▶ [SHORT PROBLEM] Every entry should be repeated exactly. Omit the pictures.

═══ RECORD SET

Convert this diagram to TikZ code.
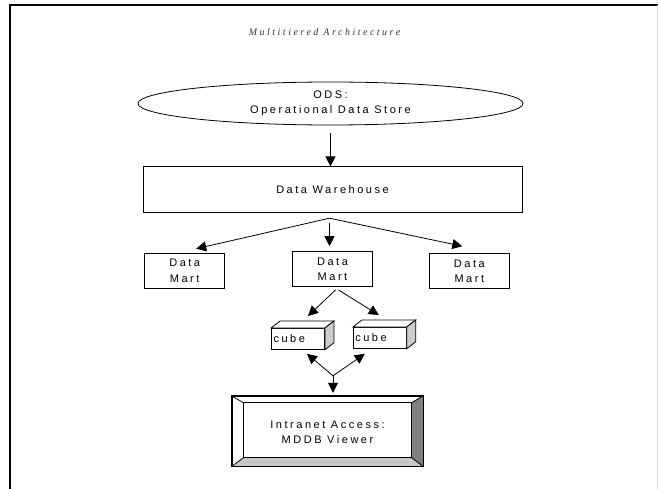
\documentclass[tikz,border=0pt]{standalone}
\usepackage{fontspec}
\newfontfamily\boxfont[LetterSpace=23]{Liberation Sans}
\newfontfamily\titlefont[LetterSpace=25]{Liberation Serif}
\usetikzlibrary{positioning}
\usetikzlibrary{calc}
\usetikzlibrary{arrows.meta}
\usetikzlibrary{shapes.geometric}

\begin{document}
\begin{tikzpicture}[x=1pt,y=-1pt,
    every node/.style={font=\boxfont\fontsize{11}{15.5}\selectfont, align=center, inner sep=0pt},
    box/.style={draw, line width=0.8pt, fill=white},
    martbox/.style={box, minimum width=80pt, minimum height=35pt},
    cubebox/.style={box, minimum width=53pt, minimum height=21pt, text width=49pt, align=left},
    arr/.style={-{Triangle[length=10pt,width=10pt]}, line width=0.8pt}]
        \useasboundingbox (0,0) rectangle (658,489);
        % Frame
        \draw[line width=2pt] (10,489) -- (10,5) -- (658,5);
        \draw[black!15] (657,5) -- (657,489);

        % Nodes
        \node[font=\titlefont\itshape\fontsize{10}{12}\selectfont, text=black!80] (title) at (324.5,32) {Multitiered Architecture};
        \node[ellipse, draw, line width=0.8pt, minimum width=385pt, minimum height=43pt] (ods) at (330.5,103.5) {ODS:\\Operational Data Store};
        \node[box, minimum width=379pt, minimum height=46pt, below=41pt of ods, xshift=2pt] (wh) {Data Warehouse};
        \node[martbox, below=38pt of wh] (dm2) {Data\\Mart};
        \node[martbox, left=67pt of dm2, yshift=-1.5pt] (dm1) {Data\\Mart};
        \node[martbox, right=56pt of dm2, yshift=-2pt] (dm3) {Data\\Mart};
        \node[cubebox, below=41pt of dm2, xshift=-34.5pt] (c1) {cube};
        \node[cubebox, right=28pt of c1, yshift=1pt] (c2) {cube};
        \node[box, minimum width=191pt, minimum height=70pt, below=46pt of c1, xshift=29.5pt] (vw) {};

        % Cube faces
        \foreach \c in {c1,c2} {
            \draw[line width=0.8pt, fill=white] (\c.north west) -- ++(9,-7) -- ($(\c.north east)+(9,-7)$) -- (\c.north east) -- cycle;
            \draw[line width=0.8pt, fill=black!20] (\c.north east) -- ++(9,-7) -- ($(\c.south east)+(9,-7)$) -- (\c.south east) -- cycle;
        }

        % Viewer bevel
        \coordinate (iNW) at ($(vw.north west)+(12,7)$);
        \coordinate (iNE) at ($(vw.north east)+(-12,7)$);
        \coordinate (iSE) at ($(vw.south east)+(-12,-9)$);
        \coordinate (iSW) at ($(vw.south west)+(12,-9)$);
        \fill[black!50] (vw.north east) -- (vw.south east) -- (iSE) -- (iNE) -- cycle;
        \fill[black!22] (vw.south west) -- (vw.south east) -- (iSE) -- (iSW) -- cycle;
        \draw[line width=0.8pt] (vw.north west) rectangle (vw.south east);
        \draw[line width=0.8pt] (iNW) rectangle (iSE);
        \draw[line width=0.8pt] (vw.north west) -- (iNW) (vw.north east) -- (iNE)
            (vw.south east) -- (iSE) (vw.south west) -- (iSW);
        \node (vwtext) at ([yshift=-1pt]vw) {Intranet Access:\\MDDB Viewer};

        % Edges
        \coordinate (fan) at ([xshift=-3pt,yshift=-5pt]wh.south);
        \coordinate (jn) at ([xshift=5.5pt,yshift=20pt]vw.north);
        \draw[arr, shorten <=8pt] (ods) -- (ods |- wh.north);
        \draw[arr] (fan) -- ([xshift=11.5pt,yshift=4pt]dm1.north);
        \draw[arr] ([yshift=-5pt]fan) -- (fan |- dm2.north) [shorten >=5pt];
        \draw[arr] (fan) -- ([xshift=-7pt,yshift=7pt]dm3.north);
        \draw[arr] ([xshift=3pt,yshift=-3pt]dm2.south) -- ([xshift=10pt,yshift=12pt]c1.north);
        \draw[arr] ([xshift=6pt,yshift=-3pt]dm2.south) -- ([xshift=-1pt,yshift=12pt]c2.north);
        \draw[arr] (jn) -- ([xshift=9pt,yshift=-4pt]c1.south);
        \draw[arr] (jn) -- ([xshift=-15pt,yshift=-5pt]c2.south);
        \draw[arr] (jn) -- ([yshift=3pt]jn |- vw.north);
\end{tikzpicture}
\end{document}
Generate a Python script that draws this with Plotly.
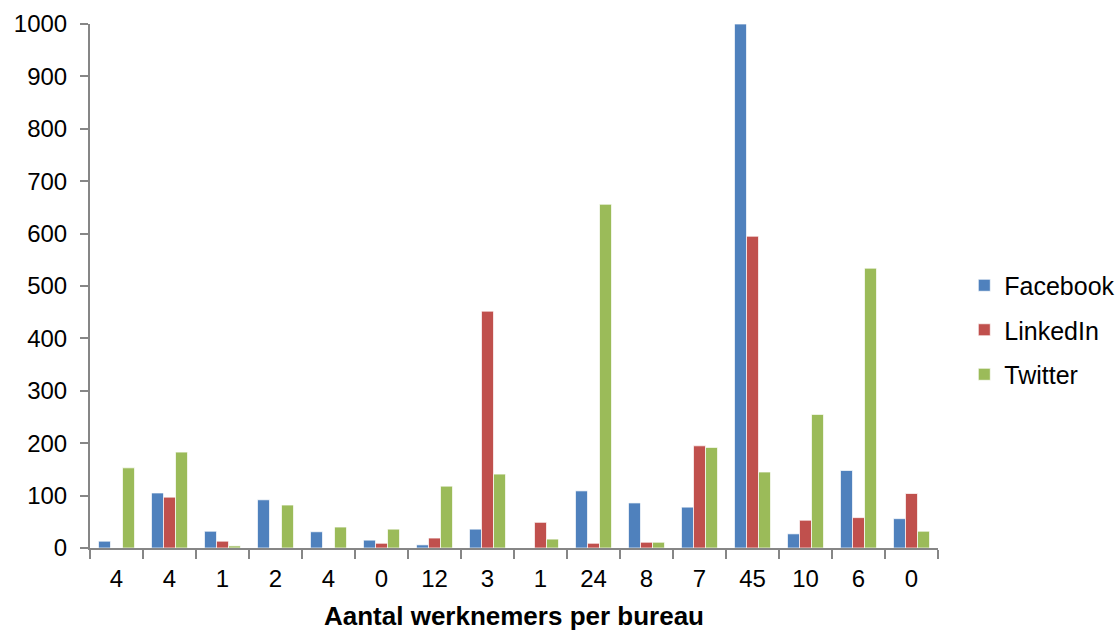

══════

▶ [FINAL RESULT]
Convert this diagram to TikZ code.
\documentclass[tikz,border=0pt]{standalone}
\usepackage{fontspec}
\newfontfamily\boxfont[LetterSpace=23]{Liberation Sans}
\newfontfamily\titlefont[LetterSpace=25]{Liberation Serif}
\usetikzlibrary{positioning}
\usetikzlibrary{calc}
\usetikzlibrary{arrows.meta}
\usetikzlibrary{shapes.geometric}

\begin{document}
\begin{tikzpicture}[x=1pt,y=-1pt,
    every node/.style={font=\boxfont\fontsize{11}{15.5}\selectfont, align=center, inner sep=0pt},
    box/.style={draw, line width=0.8pt, fill=white},
    martbox/.style={box, minimum width=80pt, minimum height=35pt},
    cubebox/.style={box, minimum width=53pt, minimum height=21pt, text width=49pt, align=left},
    arr/.style={-{Triangle[length=10pt,width=10pt]}, line width=0.8pt}]
        \useasboundingbox (0,0) rectangle (658,489);
        % Frame
        \draw[line width=2pt] (10,489) -- (10,5) -- (658,5);
        \draw[black!15] (657,5) -- (657,489);

        % Nodes
        \node[font=\titlefont\itshape\fontsize{10}{12}\selectfont, text=black!80] (title) at (324.5,32) {Multitiered Architecture};
        \node[ellipse, draw, line width=0.8pt, minimum width=385pt, minimum height=43pt] (ods) at (330.5,103.5) {ODS:\\Operational Data Store};
        \node[box, minimum width=379pt, minimum height=46pt, below=41pt of ods, xshift=2pt] (wh) {Data Warehouse};
        \node[martbox, below=38pt of wh] (dm2) {Data\\Mart};
        \node[martbox, left=67pt of dm2, yshift=-1.5pt] (dm1) {Data\\Mart};
        \node[martbox, right=56pt of dm2, yshift=-2pt] (dm3) {Data\\Mart};
        \node[cubebox, below=41pt of dm2, xshift=-34.5pt] (c1) {cube};
        \node[cubebox, right=28pt of c1, yshift=1pt] (c2) {cube};
        \node[box, minimum width=191pt, minimum height=70pt, below=46pt of c1, xshift=29.5pt] (vw) {};

        % Cube faces
        \foreach \c in {c1,c2} {
            \draw[line width=0.8pt, fill=white] (\c.north west) -- ++(9,-7) -- ($(\c.north east)+(9,-7)$) -- (\c.north east) -- cycle;
            \draw[line width=0.8pt, fill=black!20] (\c.north east) -- ++(9,-7) -- ($(\c.south east)+(9,-7)$) -- (\c.south east) -- cycle;
        }

        % Viewer bevel
        \coordinate (iNW) at ($(vw.north west)+(12,7)$);
        \coordinate (iNE) at ($(vw.north east)+(-12,7)$);
        \coordinate (iSE) at ($(vw.south east)+(-12,-9)$);
        \coordinate (iSW) at ($(vw.south west)+(12,-9)$);
        \fill[black!50] (vw.north east) -- (vw.south east) -- (iSE) -- (iNE) -- cycle;
        \fill[black!22] (vw.south west) -- (vw.south east) -- (iSE) -- (iSW) -- cycle;
        \draw[line width=0.8pt] (vw.north west) rectangle (vw.south east);
        \draw[line width=0.8pt] (iNW) rectangle (iSE);
        \draw[line width=0.8pt] (vw.north west) -- (iNW) (vw.north east) -- (iNE)
            (vw.south east) -- (iSE) (vw.south west) -- (iSW);
        \node (vwtext) at ([yshift=-1pt]vw) {Intranet Access:\\MDDB Viewer};

        % Edges
        \coordinate (fan) at ([xshift=-3pt,yshift=-5pt]wh.south);
        \coordinate (jn) at ([xshift=5.5pt,yshift=20pt]vw.north);
        \draw[arr, shorten <=8pt] (ods) -- (ods |- wh.north);
        \draw[arr] (fan) -- ([xshift=11.5pt,yshift=4pt]dm1.north);
        \draw[arr] ([yshift=-5pt]fan) -- (fan |- dm2.north) [shorten >=5pt];
        \draw[arr] (fan) -- ([xshift=-7pt,yshift=7pt]dm3.north);
        \draw[arr] ([xshift=3pt,yshift=-3pt]dm2.south) -- ([xshift=10pt,yshift=12pt]c1.north);
        \draw[arr] ([xshift=6pt,yshift=-3pt]dm2.south) -- ([xshift=-1pt,yshift=12pt]c2.north);
        \draw[arr] (jn) -- ([xshift=9pt,yshift=-4pt]c1.south);
        \draw[arr] (jn) -- ([xshift=-15pt,yshift=-5pt]c2.south);
        \draw[arr] (jn) -- ([yshift=3pt]jn |- vw.north);
\end{tikzpicture}
\end{document}
Generate a Python script that draws this with Plotly.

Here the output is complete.